__Short task__: Give back the exact lines spanning from the line with "Generate a Python" to the line with "import datetime as dt", with both of those lines included and no others.

————

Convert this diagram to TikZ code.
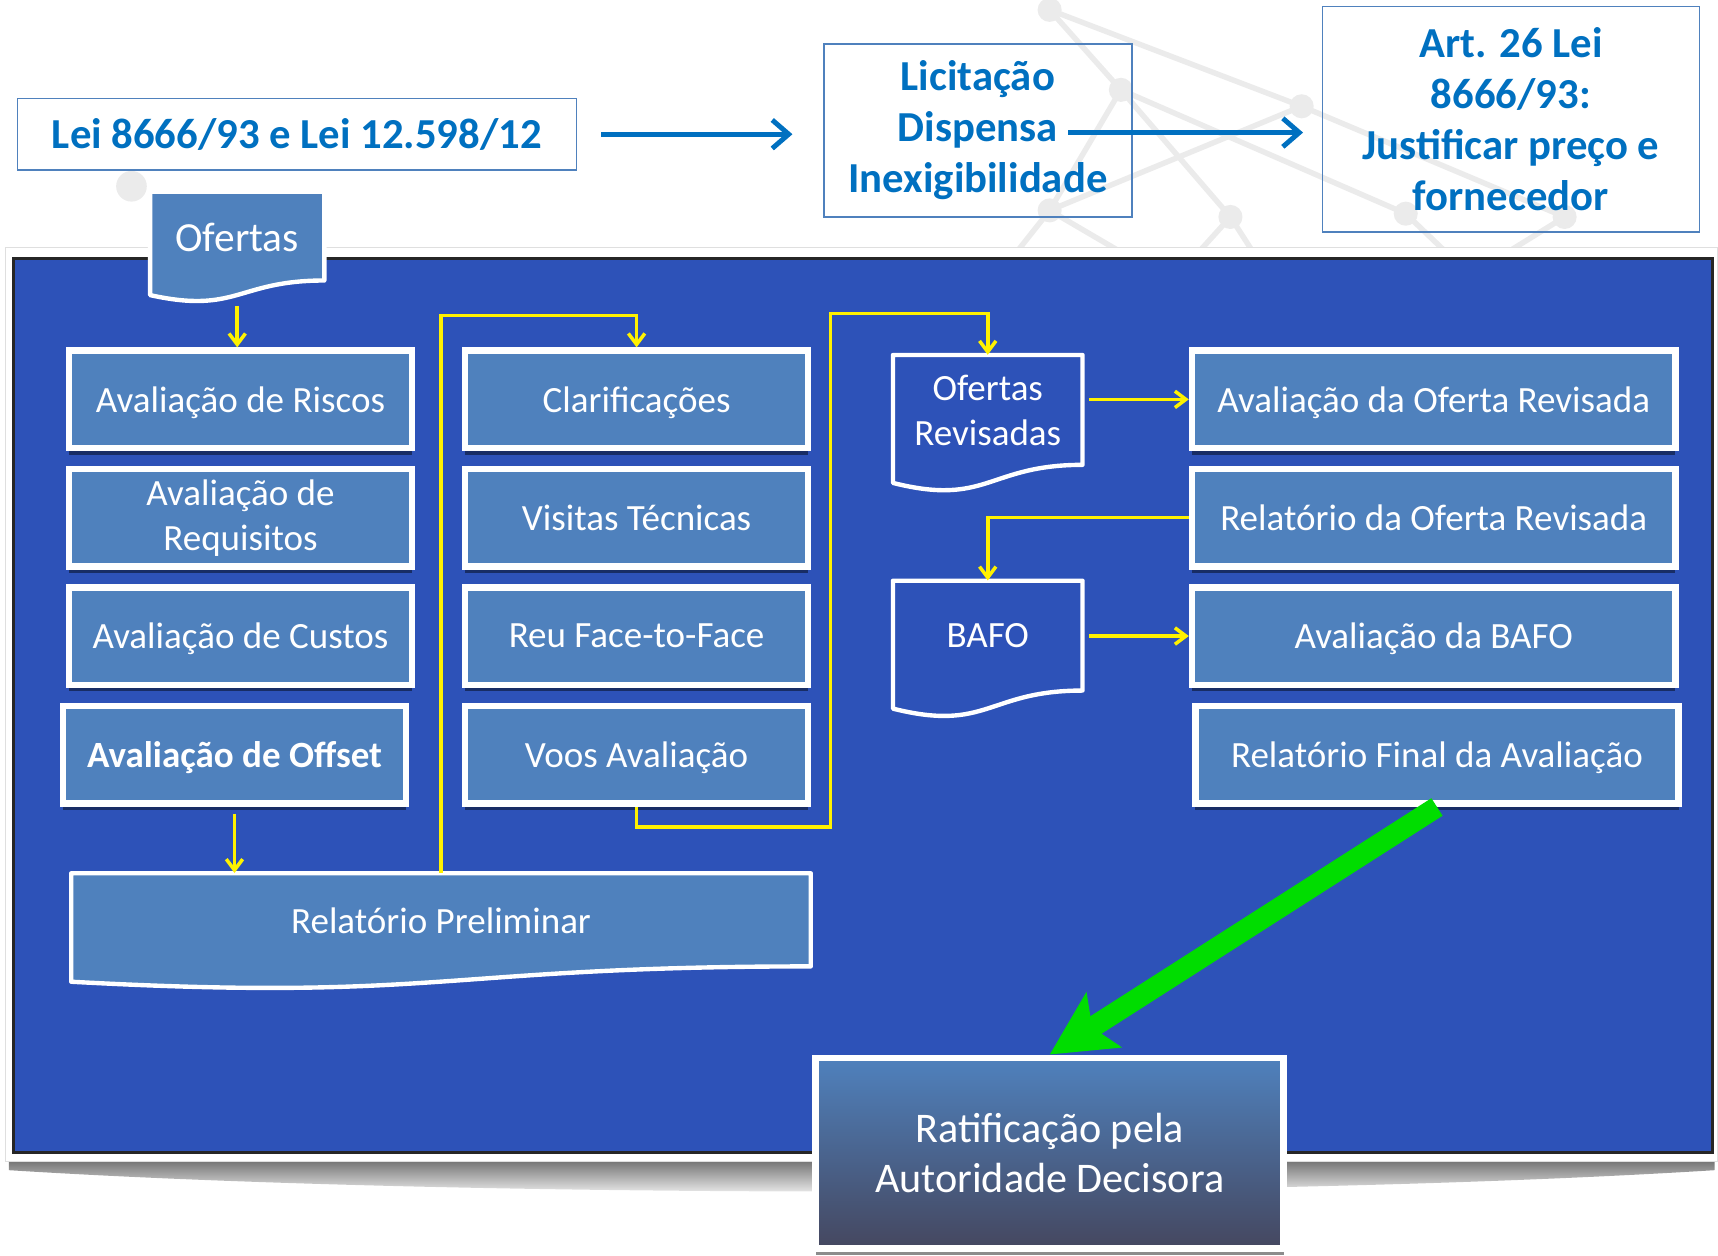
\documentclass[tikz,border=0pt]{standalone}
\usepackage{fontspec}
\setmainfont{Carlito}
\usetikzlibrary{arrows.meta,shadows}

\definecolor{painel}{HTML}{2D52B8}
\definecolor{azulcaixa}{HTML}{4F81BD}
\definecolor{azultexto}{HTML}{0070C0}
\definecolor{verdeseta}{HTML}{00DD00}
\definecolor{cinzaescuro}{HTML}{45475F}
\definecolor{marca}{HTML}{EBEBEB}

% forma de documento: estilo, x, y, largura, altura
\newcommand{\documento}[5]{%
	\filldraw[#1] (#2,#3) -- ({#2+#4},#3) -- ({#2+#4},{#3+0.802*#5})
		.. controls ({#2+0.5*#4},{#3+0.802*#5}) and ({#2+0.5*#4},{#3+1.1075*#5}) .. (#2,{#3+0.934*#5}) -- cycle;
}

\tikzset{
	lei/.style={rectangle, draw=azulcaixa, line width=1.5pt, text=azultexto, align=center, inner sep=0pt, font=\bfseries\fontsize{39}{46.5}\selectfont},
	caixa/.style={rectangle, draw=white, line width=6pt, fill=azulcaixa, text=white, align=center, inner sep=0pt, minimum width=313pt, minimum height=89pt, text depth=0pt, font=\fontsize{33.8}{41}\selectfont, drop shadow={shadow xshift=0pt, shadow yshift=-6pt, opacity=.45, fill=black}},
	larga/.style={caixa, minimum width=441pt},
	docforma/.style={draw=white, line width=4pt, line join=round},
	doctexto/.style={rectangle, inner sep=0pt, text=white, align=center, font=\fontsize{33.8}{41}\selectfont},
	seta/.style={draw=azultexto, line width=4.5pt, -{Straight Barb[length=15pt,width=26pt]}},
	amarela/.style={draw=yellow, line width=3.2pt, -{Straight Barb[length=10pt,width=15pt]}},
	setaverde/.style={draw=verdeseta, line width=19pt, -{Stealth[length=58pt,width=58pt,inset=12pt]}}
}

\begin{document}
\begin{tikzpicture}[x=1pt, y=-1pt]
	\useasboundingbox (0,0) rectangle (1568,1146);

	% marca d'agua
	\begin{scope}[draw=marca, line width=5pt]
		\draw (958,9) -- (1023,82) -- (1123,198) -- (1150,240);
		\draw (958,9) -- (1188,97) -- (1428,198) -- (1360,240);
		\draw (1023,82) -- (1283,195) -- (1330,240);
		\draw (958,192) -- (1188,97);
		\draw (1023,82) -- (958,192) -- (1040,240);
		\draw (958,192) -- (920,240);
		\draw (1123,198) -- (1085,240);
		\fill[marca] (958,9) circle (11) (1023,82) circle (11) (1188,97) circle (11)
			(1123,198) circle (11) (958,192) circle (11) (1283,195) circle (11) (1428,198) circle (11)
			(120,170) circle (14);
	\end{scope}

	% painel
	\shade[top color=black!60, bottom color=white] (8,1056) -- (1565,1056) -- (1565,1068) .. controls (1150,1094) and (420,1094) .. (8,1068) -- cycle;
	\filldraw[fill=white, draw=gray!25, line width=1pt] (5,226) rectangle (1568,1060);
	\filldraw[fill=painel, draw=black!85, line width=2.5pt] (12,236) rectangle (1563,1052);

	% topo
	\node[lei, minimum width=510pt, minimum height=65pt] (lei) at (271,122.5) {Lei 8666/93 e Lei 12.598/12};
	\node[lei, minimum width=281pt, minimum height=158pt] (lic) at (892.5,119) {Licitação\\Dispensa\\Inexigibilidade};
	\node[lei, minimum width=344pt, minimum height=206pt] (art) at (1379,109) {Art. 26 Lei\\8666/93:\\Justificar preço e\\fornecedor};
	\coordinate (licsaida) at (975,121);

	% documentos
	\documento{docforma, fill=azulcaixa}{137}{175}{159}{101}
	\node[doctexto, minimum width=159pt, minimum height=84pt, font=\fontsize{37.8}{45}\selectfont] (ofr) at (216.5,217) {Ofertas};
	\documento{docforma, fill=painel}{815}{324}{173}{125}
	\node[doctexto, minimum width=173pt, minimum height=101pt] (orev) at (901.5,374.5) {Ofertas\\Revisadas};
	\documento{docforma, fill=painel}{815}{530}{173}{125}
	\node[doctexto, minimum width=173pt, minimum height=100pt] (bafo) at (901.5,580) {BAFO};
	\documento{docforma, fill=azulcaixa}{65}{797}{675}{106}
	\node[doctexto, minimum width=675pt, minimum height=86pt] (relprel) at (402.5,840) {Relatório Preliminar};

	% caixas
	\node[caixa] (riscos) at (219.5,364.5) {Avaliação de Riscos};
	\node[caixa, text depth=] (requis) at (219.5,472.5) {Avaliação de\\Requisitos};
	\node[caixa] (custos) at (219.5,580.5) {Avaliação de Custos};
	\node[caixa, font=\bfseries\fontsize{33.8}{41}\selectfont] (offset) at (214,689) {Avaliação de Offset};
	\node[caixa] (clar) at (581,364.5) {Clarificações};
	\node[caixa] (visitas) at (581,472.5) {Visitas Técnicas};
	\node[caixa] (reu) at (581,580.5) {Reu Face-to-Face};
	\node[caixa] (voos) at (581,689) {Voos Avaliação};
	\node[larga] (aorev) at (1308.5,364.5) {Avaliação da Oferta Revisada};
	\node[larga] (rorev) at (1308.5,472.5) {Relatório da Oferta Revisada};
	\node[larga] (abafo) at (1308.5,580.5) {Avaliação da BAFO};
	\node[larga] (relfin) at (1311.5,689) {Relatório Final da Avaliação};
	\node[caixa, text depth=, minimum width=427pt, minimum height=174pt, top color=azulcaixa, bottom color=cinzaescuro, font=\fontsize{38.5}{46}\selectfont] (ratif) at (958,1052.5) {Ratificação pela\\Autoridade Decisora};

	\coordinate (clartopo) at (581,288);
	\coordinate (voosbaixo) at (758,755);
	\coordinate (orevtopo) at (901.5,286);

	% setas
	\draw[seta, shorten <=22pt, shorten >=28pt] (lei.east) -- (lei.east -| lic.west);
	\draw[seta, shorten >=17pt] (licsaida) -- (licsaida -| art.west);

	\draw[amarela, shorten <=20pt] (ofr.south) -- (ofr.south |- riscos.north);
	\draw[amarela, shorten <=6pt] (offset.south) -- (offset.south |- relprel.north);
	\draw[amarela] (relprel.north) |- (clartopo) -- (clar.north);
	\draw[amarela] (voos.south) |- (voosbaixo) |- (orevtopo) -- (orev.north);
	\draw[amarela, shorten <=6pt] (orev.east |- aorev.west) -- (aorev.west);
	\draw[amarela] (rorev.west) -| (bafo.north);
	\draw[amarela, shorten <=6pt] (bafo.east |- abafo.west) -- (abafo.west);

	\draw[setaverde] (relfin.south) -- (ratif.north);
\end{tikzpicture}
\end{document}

————

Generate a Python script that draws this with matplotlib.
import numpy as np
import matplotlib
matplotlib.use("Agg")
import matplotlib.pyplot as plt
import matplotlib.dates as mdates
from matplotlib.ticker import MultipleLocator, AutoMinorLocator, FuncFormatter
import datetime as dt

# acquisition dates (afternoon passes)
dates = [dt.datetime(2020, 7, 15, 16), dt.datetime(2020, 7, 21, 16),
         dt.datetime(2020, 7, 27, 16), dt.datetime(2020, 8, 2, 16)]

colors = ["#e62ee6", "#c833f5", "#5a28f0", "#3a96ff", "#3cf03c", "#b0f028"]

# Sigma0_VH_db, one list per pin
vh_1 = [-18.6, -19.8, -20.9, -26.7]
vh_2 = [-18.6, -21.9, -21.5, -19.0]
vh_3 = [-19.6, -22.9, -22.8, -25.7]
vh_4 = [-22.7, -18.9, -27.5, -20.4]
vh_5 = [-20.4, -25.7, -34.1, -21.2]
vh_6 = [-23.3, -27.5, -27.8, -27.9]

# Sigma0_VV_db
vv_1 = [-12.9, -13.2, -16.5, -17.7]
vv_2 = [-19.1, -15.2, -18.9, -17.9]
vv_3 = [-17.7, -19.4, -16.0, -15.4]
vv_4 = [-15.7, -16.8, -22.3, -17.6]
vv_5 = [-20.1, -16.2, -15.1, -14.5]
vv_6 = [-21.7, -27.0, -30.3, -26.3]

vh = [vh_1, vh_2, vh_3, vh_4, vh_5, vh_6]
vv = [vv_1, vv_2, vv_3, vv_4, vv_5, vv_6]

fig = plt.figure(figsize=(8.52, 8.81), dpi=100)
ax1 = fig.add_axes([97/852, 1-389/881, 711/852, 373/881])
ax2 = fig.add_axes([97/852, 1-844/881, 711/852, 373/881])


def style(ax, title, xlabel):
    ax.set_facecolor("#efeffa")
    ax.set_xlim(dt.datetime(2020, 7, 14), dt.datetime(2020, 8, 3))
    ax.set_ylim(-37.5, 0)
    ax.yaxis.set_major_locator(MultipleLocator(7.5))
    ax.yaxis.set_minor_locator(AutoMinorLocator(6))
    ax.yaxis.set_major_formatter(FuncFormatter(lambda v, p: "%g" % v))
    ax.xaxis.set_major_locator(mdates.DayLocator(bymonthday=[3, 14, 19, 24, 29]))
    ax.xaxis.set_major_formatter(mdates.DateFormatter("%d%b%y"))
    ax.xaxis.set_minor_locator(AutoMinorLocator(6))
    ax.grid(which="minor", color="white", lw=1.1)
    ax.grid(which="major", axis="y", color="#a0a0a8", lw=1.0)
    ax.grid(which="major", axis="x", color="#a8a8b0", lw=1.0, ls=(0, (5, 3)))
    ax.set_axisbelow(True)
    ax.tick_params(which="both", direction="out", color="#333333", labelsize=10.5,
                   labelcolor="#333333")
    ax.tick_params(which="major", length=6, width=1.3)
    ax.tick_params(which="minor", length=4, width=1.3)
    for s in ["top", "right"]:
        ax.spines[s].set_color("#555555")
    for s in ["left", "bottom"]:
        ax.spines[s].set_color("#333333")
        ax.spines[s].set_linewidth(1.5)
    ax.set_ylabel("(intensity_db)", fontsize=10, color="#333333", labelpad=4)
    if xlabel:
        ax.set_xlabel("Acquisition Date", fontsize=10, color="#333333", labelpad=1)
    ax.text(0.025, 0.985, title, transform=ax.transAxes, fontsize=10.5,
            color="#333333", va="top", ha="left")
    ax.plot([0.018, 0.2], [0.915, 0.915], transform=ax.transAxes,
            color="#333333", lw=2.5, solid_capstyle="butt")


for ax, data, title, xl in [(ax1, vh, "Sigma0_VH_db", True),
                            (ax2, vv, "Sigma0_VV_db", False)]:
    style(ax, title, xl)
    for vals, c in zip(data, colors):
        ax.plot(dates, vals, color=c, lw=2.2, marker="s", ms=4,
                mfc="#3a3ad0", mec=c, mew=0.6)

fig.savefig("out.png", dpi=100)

————

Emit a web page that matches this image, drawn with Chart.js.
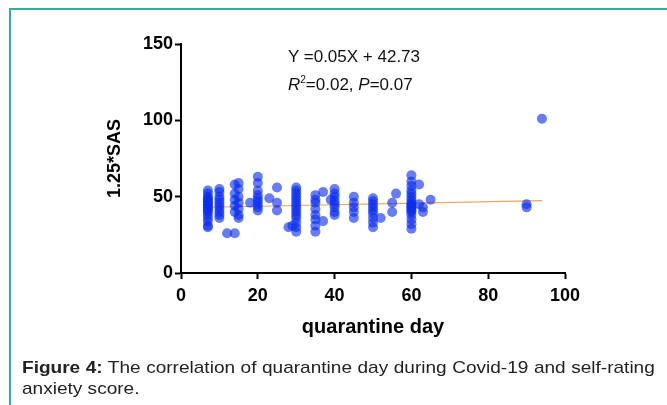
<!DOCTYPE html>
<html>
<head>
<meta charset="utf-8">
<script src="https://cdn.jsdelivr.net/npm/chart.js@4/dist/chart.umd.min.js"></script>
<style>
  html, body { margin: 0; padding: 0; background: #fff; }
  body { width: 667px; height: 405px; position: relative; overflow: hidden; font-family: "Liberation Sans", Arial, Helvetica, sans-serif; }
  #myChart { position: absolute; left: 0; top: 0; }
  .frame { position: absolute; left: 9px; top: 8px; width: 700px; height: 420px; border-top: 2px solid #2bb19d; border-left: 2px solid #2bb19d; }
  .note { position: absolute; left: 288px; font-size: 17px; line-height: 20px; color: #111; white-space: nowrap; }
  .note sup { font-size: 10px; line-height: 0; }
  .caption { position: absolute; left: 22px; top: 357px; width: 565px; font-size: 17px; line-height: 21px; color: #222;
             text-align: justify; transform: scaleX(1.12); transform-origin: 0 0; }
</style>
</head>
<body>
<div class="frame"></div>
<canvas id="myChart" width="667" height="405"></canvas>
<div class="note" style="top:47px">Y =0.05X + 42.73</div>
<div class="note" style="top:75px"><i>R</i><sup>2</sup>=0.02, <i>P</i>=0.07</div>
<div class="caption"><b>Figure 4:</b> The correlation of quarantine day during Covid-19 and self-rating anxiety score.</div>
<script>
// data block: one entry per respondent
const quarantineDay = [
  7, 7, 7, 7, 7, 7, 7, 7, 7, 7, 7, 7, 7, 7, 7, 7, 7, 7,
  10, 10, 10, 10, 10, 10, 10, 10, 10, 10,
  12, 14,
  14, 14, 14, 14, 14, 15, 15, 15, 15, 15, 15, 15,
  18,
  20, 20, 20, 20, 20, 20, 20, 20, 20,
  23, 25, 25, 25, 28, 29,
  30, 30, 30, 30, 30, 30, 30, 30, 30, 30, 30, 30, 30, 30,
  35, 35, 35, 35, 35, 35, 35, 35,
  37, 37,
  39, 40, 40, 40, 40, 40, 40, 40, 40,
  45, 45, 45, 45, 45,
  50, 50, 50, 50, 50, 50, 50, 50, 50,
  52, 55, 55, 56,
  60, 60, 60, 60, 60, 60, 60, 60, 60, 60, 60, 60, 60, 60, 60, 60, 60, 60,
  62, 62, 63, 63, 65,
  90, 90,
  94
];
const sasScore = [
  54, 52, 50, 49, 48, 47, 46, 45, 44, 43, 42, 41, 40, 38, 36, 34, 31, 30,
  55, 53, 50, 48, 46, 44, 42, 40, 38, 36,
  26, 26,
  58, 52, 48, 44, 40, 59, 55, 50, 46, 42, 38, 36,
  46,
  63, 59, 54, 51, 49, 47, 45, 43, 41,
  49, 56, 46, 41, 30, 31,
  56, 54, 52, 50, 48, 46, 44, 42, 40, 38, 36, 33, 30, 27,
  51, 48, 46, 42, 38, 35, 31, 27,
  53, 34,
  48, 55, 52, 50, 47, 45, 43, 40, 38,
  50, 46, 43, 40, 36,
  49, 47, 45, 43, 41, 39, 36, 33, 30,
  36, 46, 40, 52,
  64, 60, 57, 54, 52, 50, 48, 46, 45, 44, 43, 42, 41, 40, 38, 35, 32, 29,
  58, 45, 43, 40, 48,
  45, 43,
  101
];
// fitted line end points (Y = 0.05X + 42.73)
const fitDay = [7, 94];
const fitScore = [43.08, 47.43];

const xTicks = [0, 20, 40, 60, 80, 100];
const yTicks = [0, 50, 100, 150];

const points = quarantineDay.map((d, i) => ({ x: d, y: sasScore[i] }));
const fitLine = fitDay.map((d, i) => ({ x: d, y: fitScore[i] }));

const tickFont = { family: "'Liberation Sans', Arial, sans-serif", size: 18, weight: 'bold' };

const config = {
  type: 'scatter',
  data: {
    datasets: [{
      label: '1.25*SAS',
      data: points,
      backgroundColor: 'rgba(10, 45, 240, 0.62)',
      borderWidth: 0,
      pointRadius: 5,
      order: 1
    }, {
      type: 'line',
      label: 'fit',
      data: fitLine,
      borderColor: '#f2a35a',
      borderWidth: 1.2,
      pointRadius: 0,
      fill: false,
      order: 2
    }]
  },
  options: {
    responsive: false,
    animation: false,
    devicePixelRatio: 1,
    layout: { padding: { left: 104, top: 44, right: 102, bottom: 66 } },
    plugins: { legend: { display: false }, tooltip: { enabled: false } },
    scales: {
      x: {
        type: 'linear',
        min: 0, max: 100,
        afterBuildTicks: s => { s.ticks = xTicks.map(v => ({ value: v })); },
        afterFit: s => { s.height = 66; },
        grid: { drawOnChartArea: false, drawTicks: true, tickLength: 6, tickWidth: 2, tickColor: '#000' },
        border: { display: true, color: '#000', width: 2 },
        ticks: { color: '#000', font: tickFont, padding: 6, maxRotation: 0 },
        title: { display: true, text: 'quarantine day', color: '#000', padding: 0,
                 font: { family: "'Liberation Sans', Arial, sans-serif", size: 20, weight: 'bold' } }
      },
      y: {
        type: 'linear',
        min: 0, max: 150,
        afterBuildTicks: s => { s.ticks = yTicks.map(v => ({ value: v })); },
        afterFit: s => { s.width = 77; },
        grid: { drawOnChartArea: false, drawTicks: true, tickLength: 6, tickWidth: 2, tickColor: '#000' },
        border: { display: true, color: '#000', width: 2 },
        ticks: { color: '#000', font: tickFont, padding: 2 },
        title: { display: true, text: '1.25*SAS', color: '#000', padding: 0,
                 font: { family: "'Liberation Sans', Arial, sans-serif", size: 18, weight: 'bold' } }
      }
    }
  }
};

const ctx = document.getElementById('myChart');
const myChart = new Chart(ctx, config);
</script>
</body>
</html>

————

__Problem solution__:
Generate a Python script that draws this with matplotlib.
import numpy as np
import matplotlib
matplotlib.use("Agg")
import matplotlib.pyplot as plt
import matplotlib.dates as mdates
from matplotlib.ticker import MultipleLocator, AutoMinorLocator, FuncFormatter
import datetime as dt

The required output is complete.